Y empezó el diálogo, ¿a qué no sabes dónde estoy?  Conociéndola lo curiosa y enamoradiza que es, preferí no especular y dejé que ella misma me lo contara.  Se ahogó entre risitas y me la imaginé colorada como un tomate pero sí… estaba en un sex shop.

Pero confieso, que la visita y el llamado de mi amiga me dejó muda. Pero de admiración y de envidia. Todavía recuerdo mi última visita/excursión a uno. 

Pasaba siempre de casualidad y apurada porque era un trayecto obligado camino a mi trabajo.  Pero nunca me olvidaba de revolear una miradita para ese lugar oscuro y de un cartel rojo palpitante que enunciaba, como si hiciera falta, “sex shop”. 

Tampoco olvidaba la renovada promesa a mí misma, con falluta convicción: voy a entrar. Y que murmuren lo que quieran. Después de todo soy una mujer moderna, y sola. El que tenga algo que decir que tire la primera piedra, pero por las dudas, a sabiendas de la perversidad de las chusmas del barrio, la vez que entré, antes de hacerlo miré a ambos lados y me puse anteojos negros. 

Traspuse el umbral, rezando porque ningún solícito vendedor se acercara a ofrecerme nada.

Así que, a medida que miraba, me iba entusiasmando más.  No lo podía creer, tanta represión me empezaba a hacer creer que en dos minutos me estaba convirtiendo en una depravada sexual. 

Obviamente apagué el celular, no quería que nadie interrumpiera mi visita. No alcancé a preguntar nada de nada y muchísimo menos llegué al punto de que el vendedor me ofrezca algo. Para colmo de males en pleno horario laboral no había ningún otro mortal que no fuera yo.  Así que si se iba a dirigir a alguien, era a mí.  

Apenas vi un sutil movimiento de él, que traducido podría ser que se levantaría de la silla, no esperé a dilucidar si iba a dirigirse a mí, al baño o iba a hacerse café, lisa y llanamente, huí.  Pero mi amiga se quedó, se bancó con hidalguía femenina de quien pasó por dos partos cesáreas, y mirándolo a los ojos, tuvo que hacer un gran esfuerzo para ver delante de él, la mercadería de exhibición. 

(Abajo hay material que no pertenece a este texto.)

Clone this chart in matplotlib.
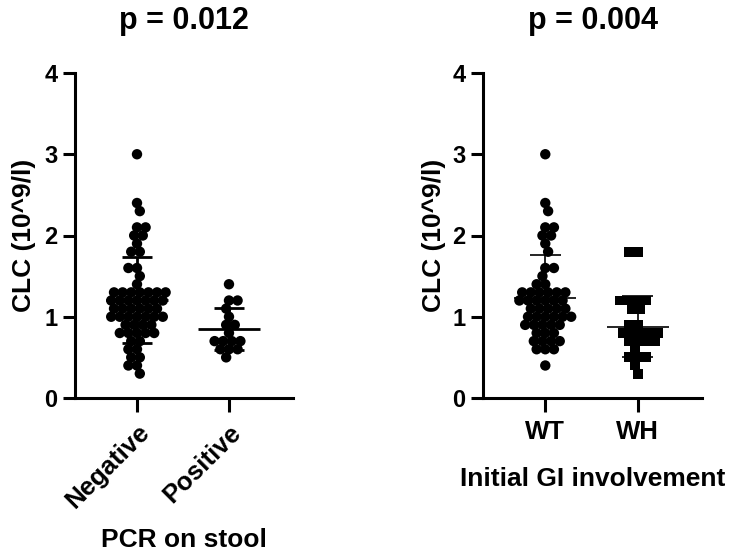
import numpy as np
import matplotlib
matplotlib.use("Agg")
import matplotlib.pyplot as plt

plt.rcParams['font.family'] = ['Liberation Sans', 'DejaVu Sans']
plt.rcParams['font.weight'] = 'bold'

# --- data (CLC, 10^9/l) ---
pcr_groups = ['Negative', 'Positive']
pcr_negative = [3.0, 2.4, 2.3, 2.1, 2.1, 2.0, 2.0, 1.9, 1.8, 1.8, 1.6, 1.6, 1.5, 1.4,
                1.3, 1.3, 1.3, 1.3, 1.3, 1.3, 1.3,
                1.2, 1.2, 1.2, 1.2, 1.2, 1.2, 1.2,
                1.1, 1.1, 1.1, 1.1, 1.1, 1.1,
                1.0, 1.0, 1.0, 1.0, 1.0, 1.0, 1.0,
                0.9, 0.9, 0.9, 0.9, 0.8, 0.8, 0.8, 0.8, 0.8,
                0.7, 0.7, 0.6, 0.6, 0.5, 0.5, 0.4, 0.4, 0.3]
pcr_positive = [1.4, 1.2, 1.2, 1.1, 1.0, 0.9, 0.9, 0.8, 0.7, 0.7, 0.7, 0.7,
                0.6, 0.6, 0.6, 0.5]

gi_groups = ['WT', 'WH']
gi_wt = [3.0, 2.4, 2.3, 2.1, 2.1, 2.0, 2.0, 1.9, 1.8, 1.6, 1.6, 1.5, 1.4, 1.4,
         1.3, 1.3, 1.3, 1.3, 1.3, 1.3, 1.2, 1.2, 1.2, 1.2, 1.2, 1.2,
         1.1, 1.1, 1.1, 1.1, 1.1, 1.0, 1.0, 1.0, 1.0, 1.0, 1.0,
         0.9, 0.9, 0.9, 0.9, 0.9, 0.8, 0.8, 0.8, 0.7, 0.7, 0.7, 0.7,
         0.6, 0.6, 0.6, 0.4]
gi_wh = [1.8, 1.8, 1.2, 1.2, 1.2, 1.2, 1.1, 1.1, 0.9, 0.9,
         0.8, 0.8, 0.8, 0.8, 0.8, 0.7, 0.7, 0.7, 0.7, 0.6,
         0.5, 0.5, 0.5, 0.4, 0.3]

titles = ['p = 0.012', 'p = 0.004']
xlabels = ['PCR on stool', 'Initial GI involvement']
ylabel = 'CLC (10^9/l)'

PX_Y = 81.25   # pixels per y unit
PX_X = 92.0    # pixels per category step


def swarm(values, diam):
    # simple beeswarm: put each point as close to the centre as it fits
    vals = np.asarray(values, dtype=float)
    order = np.argsort(-vals, kind='stable')
    placed = []
    offs = np.zeros(len(vals))
    for n, i in enumerate(order):
        y = vals[i] * PX_Y
        cands = [0.0]
        for px, py in placed:
            dy = abs(py - y)
            if dy < diam:
                dx = np.sqrt(diam ** 2 - dy ** 2)
                cands += [px + dx, px - dx]
        sgn = 1 if n % 2 else -1
        cands.sort(key=lambda c: (round(abs(c), 3), sgn * c))
        for c in cands:
            if all((c - px) ** 2 + (y - py) ** 2 >= diam ** 2 - 1e-6 for px, py in placed):
                break
        placed.append((c, y))
        offs[i] = c / PX_X
    return offs


def panel(ax, groups, data, markers, title, xlabel, lw_bar, rot):
    for k, vals in enumerate(data):
        offs = swarm(vals, 8.6)
        ax.scatter(k + offs, vals, s=56 if markers[k] == 'o' else 50,
                   marker=markers[k], color='black', edgecolor='none',
                   zorder=3, clip_on=False)
        m = np.mean(vals)
        sd = np.std(vals, ddof=1)
        ax.hlines(m, k - 0.337, k + 0.337, color='black', lw=lw_bar, zorder=4)
        ax.vlines(k, m - sd, m + sd, color='black', lw=lw_bar, zorder=4)
        ax.hlines([m - sd, m + sd], k - 0.168, k + 0.168, color='black',
                  lw=lw_bar, zorder=4)
    ax.set_xlim(-0.674, 1.696)
    ax.set_ylim(0, 4)
    ax.set_yticks([0, 1, 2, 3, 4])
    ax.set_xticks(range(len(groups)))
    if rot:
        ax.set_xticklabels(groups, rotation=45, ha='right',
                           rotation_mode='anchor', fontsize=18.5, weight='bold')
    else:
        ax.set_xticklabels(groups, fontsize=18.5, weight='bold')
    for lab in ax.get_yticklabels():
        lab.set_fontsize(17)
        lab.set_fontweight('bold')
    for s in ['top', 'right']:
        ax.spines[s].set_visible(False)
    for s in ['left', 'bottom']:
        ax.spines[s].set_linewidth(2.2)
    ax.tick_params(axis='y', length=8.5, width=2.2, pad=4)
    ax.tick_params(axis='x', length=10, width=2.2, pad=6)
    ax.text(0.5, 1.16, title, transform=ax.transAxes, fontsize=22,
            weight='bold', ha='center', va='center')
    ax.set_ylabel(ylabel, fontsize=19, weight='bold')
    ax.set_xlabel(xlabel, fontsize=19, weight='bold')
    ax.yaxis.label.set_rotation_mode('default')
    ax.yaxis.label.set_ha('center')
    ax.yaxis.label.set_va('center')
    ax.xaxis.label.set_va('center')


fig = plt.figure(figsize=(7.3, 5.57), dpi=100)
ax1 = fig.add_axes([75 / 730, 159 / 557, 218 / 730, 325 / 557])
ax2 = fig.add_axes([483 / 730, 159 / 557, 219 / 730, 325 / 557])

panel(ax1, pcr_groups, [pcr_negative, pcr_positive], ['o', 'o'],
      titles[0], xlabels[0], 2.0, True)
panel(ax2, gi_groups, [gi_wt, gi_wh], ['o', 's'],
      titles[1], xlabels[1], 1.2, False)

ax1.yaxis.set_label_coords(-0.235, 0.5)
ax2.yaxis.set_label_coords(-0.225, 0.5)
ax1.xaxis.set_label_coords(0.5, -0.437)
ax2.xaxis.set_label_coords(0.5, -0.249)

fig.savefig('out.png', dpi=100)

La pasó mejor, según me confesó, con la lencería erótica, un desfile de látigos y vestimenta “sado” pero cuando pasó a los detalles descriptivos de cierto objeto símil anatomía de un tipo, me confesó que el rubor se le instaló en la cara para no abandonarla por mucho tiempo.

El vendedor se explayó ofreciéndole a la vista lo más variados del local: símil piel y gran variedad y oferta de  tamaños, small, estándar y ¡extra large! Ella, sabiéndolo, conociéndome de memoria, y habiendo trascendido el rojo, bordó, y violeta virulento, intentó que yo compartiera algo de esa vergüenza y me eligió de cómplice cuando inquirió, vía celular: ¿a qué no adivinás que tengo en la mano? 

Conclusión: ella la pasó de diez mientras yo trataba de remar con la vergüenza de mi recuerdo, de mi paso por uno de esos lugares y la tentación de risa a causa de los nervios que pasé al estar sola en el sex shop.